For the purposes of painting, cold weather is generally defined as temperatures below 50 degrees. In New England weather drops below that temperature regularly starting in October but you can get some exterior painting done if certain rules are followed.

What Cold Does to Paint

Temperatures below 50 degrees can have a variety of harmful effects on paint and paint application. Alkyd and oil-based paints are made with oils and resins that become more viscous at lower temperatures which can make it very difficult to apply the paint evenly or smoothly. Water-based, or “latex,” paints are made with water and are thus are susceptible to freezing in cold weather.

Both alkyd/oil and water-based paints are formulated to cure within a specific temperature range and may not cure properly at temperatures below that range. Improper curing can lead to a number of problems, including poor coverage, blushing, peeling, bubbling, cracking, low sheen, and color inconsistency.

Is Previously Frozen Paint Usable?

Water-based paint that has gone through several freeze-thaw cycles may still be usable, but not always. If a previously frozen paint is lumpy and will not mix to a smooth consistency, it is no longer usable. This indicates that the paint has lost its ability to emulsify and is incapable of curing properly. Water-based paint freezes at 32 degrees, while oil-based paint is much more resistant to freezing but can still have difficulties with lower temperatures.

Recoating in Cold Weather

Cold weather slows the drying time of both alkyd/oil- and water-based paints. This means that recoat times are also extended. For example, at an ideal temperature of 75 degrees, you can usually recoat after four hours. But when the temperature is about 50 degrees, the recoat time may be extended to six hours. Painting in cold weather using alkyd or oil paints requires even more time—in some instances, more than 48 hours before recoating. This is an important consideration when painting the exterior of a house.

Note that direct sunlight or shade can cause surface temperatures to vary between different areas on the same structure. In cooler temperatures, the sun can have an even more dramatic impact on the temperature of the structure.

The Best Paints for Cold Weather

Many major paint manufacturers offer special paints that are formulated for cold weather. Most of these are rated for temperatures no lower than 35 degrees. It’s best to use one of these paints if your project must be completed in cold weather.
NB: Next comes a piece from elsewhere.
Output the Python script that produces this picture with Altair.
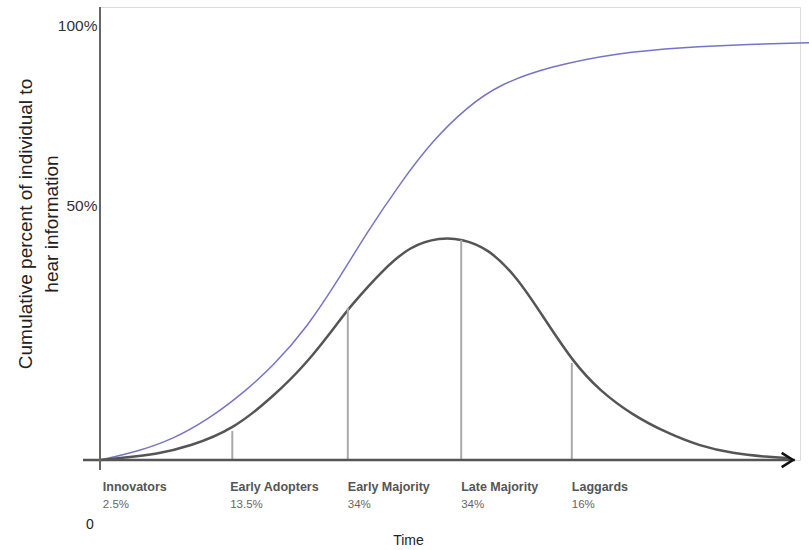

A paint that’s designed for lower curing temperatures is more reliable and will give better results than standard paints mixed with additives for freeze-resistance or thinned for easier application.

Note that the temperature must be at or above the minimum recommended curing temperature for the entire curing process, not just during application. If you add a fresh coat of paint in 45-degree weather, but then the weather turns colder an hour later, the paint may not cure properly even though it will eventually dry. Adding coats can be very challenging as the temperatures fall in the later afternoon or evening.

Tracking the Weather and the Sun

Before beginning work on your project, check local forecasts and find a stretch of a few days when temperatures will be their highest and the sun will be out. You’ll need to have a few days in a row when temperatures don’t drop below the minimum for the paint you are using because you also need to factor in drying time for multiple coats.